The Council of Scientific and Industrial Research (CSIR) study, which factored tariffs, savings on fuel costs and avoided load shedding, showed that economies delivered by wind and PV have increased ten-fold since last year, when the net savings equalled ZAR 800m over 12 months.

The CSIR forecasts that these savings will continue to rise significantly while the country remains severely grid-constrained and the costs of expensive open-cycle gas turbine (around ZAR 5/kWh) and load shedding (ZAR 75/kWh) are offset by the increasing amount of green electricity feeding on to the grid.

The competitive nature of the government’s Renewable Energy Independent Power Producer’s Procurement Programme (REIPPPP) has ensured costs of wind and solar have fallen with every new bidding round: wind is 60-70 cents per KWh, with solar close to 80 cents.

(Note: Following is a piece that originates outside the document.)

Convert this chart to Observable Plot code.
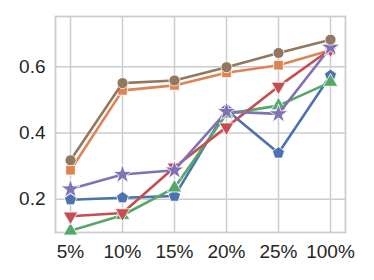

The CSIR figures are based on operating power plants that were bid in earlier bidding round at higher costs of 1.65 cents per KWh for wind and 1.98 cents for solar. As the projects secured at lower prices hit the grid, savings will escalate.

"Renewables can easily outcompete new coal. Wind has already reached grid parity and solar is close," Johan van den Berg , executive chair of the South African Renewable Energy Council (SAREC), tells Recharge. "Already The REIPPPP Round 4 wind farms on average outperform an Eskom fleet made up largely of 30-year-old, amortised coal plants.

“Add the substantial benefit of renewable energy when addressing South Africa’s electricity shortage, where we avoid load-shedding hours at more than 100 times the cost of the latest wind and solar energy prices, or generation in open-cycle gas turbines - at more than four times the cost. This causes the net cost of wind and solar to drop below zero."